Saturday, September 12, 2009

Preschool Talk

"The day soldiers stop bring you their problems is the day you have stopped leading them."
— General Colin Powell

"One learns peoples through the heart, not the eyes or the intellect."
— Mark Twain

"The less people know, the more they yell."
— Seth Godin

Definition: Communication
A two way process of sending and receiving messages: the way one chooses to express themselves.

Definition: Effective Communication
The two way process of successfully expressing ones true thoughts and feelings to the appropriate person/people, in the appropriate time environment(s), at the appropriate time(s).

Infants, toddlers and preschool aged children learn by example. They also learn how to behave within certain environments if adults inforce standards. It has been recorded that the average adult spends 3 minutes in actual "meaningful" conversation with our children daily. How often do we as preschool teachers, parents or family caregivers spend time engaging preschoolers in conversation about themselves? Do we provide opportunities for conversation in a group as well as one on one? Often times if we are not planning it within our preschool curriculum- it might not be happening.
Here are some things to think about:

Circle times: This is an opportunity for communication with the children as a group. Although it is primarily a teacher directed activity, you can make it co-active for the children by allowing them to freely speak and contribute to the circle time. You as a teacher model listening, effective communication techniques, manners, etc. Children learn by example.

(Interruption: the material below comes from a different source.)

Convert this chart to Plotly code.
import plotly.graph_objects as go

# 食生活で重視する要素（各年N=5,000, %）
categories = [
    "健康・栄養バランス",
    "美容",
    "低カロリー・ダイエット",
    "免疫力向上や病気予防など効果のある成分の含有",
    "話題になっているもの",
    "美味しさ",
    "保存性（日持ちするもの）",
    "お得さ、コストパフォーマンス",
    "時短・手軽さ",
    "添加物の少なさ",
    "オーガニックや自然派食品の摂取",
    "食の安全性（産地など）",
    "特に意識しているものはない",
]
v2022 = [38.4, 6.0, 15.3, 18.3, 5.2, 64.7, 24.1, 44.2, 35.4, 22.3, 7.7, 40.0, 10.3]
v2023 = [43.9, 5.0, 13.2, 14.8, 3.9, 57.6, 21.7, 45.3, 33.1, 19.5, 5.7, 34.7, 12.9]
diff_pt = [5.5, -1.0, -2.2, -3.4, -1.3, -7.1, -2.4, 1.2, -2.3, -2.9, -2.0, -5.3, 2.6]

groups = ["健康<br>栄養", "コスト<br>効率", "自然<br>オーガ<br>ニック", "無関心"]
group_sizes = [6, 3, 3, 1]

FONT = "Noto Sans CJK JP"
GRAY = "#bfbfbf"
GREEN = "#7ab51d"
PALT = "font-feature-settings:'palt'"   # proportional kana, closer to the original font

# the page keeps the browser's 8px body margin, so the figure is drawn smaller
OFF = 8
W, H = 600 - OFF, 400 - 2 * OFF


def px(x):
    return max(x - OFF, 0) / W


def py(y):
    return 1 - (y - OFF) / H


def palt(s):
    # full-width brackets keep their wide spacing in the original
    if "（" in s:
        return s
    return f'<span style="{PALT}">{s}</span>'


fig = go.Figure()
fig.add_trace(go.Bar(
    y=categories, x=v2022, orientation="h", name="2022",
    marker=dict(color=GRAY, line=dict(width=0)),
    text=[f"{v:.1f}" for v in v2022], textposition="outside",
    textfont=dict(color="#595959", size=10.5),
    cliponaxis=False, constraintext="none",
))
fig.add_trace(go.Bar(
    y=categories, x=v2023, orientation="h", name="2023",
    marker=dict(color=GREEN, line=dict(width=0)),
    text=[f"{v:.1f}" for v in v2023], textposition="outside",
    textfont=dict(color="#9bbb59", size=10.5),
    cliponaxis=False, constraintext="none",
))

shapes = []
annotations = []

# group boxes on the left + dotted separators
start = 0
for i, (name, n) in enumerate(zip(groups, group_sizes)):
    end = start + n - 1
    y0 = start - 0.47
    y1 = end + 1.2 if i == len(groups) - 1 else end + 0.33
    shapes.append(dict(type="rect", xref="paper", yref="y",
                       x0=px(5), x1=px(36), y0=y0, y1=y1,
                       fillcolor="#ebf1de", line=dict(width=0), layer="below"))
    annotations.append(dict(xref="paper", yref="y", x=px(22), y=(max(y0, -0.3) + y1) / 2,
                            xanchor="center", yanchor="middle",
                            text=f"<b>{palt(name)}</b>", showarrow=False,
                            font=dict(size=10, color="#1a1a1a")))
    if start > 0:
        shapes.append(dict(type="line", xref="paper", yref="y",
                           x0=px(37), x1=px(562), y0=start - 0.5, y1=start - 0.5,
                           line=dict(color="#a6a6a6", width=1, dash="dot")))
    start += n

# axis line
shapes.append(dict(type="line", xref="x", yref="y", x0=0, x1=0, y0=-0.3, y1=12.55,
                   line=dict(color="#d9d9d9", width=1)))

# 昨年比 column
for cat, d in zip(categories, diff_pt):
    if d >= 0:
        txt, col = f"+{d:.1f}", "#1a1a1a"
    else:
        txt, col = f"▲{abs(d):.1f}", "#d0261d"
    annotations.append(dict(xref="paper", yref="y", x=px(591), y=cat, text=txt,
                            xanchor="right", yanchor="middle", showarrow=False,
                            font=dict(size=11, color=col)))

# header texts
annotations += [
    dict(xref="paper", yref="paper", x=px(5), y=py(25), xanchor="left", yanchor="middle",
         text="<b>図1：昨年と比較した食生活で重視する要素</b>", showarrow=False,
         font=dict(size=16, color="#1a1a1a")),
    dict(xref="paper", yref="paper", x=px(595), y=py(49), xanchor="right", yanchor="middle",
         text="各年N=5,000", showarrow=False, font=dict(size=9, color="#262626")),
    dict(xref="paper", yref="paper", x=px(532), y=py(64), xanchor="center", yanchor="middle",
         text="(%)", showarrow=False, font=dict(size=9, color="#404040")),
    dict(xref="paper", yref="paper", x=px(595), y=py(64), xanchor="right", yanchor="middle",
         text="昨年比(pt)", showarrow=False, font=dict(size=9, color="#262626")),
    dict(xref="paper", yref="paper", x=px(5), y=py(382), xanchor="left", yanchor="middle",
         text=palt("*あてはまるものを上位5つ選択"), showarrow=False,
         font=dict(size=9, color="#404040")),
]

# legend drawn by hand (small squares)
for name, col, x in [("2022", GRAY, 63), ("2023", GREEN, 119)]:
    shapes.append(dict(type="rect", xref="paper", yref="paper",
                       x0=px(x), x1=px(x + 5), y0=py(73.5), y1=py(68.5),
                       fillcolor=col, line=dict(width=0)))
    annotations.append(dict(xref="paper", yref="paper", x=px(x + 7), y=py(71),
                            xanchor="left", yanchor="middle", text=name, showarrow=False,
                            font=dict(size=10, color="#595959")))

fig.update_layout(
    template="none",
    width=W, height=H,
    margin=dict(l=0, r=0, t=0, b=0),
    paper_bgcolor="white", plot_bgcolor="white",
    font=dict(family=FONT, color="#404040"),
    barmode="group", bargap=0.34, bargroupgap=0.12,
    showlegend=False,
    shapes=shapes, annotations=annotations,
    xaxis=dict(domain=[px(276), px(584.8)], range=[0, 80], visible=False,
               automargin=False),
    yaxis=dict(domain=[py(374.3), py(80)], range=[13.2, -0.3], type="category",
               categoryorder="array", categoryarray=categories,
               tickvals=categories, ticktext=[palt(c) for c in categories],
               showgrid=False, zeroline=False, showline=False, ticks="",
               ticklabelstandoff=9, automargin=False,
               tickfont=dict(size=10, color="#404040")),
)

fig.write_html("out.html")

Snacks and Mealtimes: "Family style" mealtimes means children assist in setting the table, serving, clean up etc. So often we as preschool teachers find it easier to do it all ourselves. But in reality, it's the opposite. Preschoolers get so much more out to the experience of learning to do it themselves and it makes for a language rich mealtime. Did you know that many of the skills they acquire "doing it themselves" are preparing them for Kindergarten?

Playtime: "What did you do today?" or "Tell me a story about your picture?" are great open-ended questions to ask preschoolers once they are engaged in playtime. It works best if you strategically position yourself in a good spot to view all the children and engage the one in conversation. Depending on the environment you work in, you will know the best time to do this. At one particular daycare I had worked at, a child loved to for her and I to share stories about when "we were little". I shared stories about when I was 5, and she shared stories about when she was 4.

"Be amusing: never tell unkind stories; above all, never tell long ones."